Currently, when I power off the unit, I can still hear the hard drive running and the unit is hot. I realize that if i've programmed something to record, it will stay on, but it seems like a waste of power and wear n' tear if it stays on.

cheers,
keebler


----------



## DR Hannon (Jan 21, 2007)

As far as I have heard, you cannot turn the hard drive off.


----------



## keebler27 (Jan 5, 2007)

DR Hannon said:


> As far as I have heard, you cannot turn the hard drive off.

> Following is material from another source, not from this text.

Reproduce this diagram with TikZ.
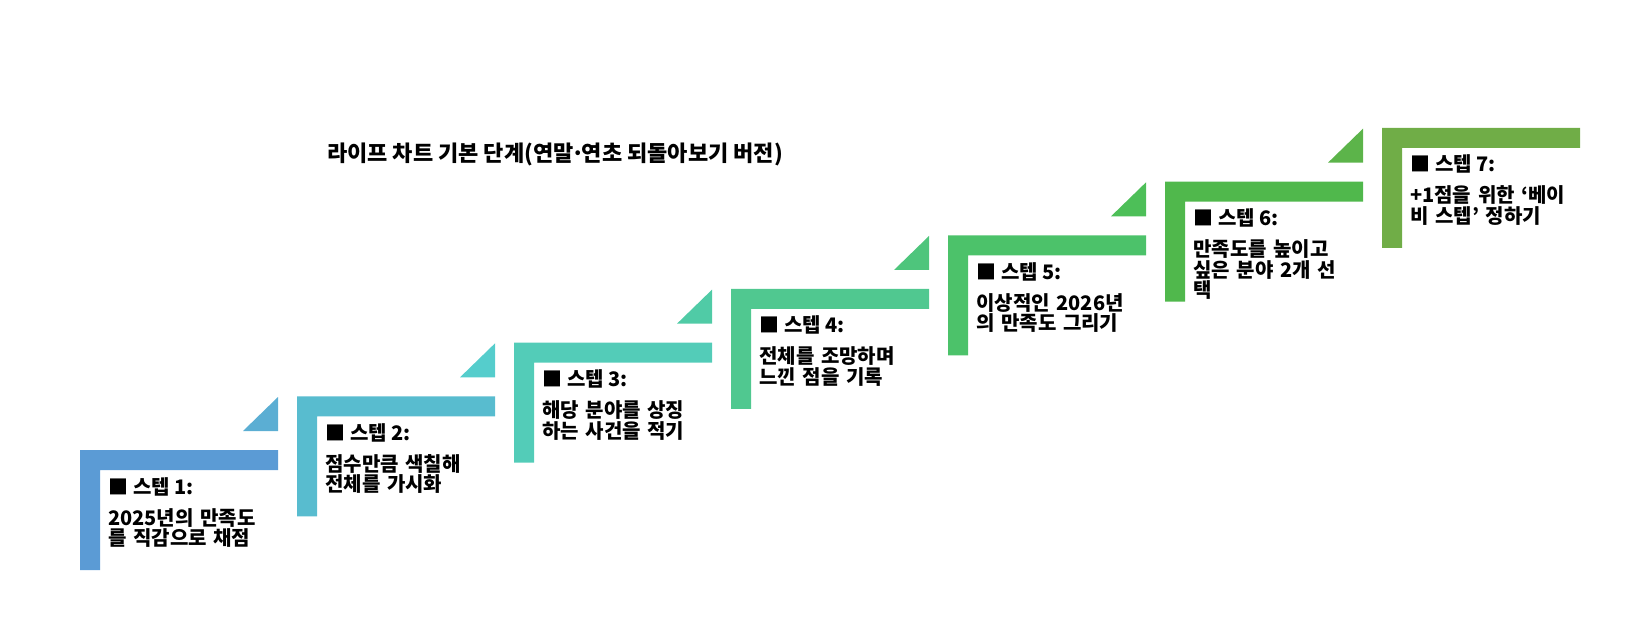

doh.i'll call the bell wonder folks and see what they have to say


----------



## K_OS (Dec 13, 2002)

keebler27 said:


> Hi folks,
> 
> So we just upgraded to the above and there's an option to turn the PVR off after at least 4 hours to receive updates, which I haven't tried yet, but i'm wondering if there is a way to turn off the hard drive before 4 hours (I'm not even sure this step does turn off the hard drive)?
> 
> ...


Welcome to B(H)ell they do that for the simple reason that if the hard drive fails out you will once again have to upgrade the receiver at your cost.

Laterz


----------



## keebler27 (Jan 5, 2007)

K_OS said:


> Welcome to B(H)ell they do that for the simple reason that if the hard drive fails out you will once again have to upgrade the receiver at your cost.
> 
> Laterz


that's what i was thinking. I'm calling them tomorrow...first tech support then to accounts so a note is made that i called to complain about it...just in case. I know it might not make a difference b/c i doubt the hd will fail, but you never know.


----------



## Chris (Feb 8, 2001)

Part of the problem is that once you turn the unit "off" it does system downloads and upgrades over night. I find with my Bell PVR, if I turn it off, the HD does eventually power down. Usually takes about 5 minutes.


----------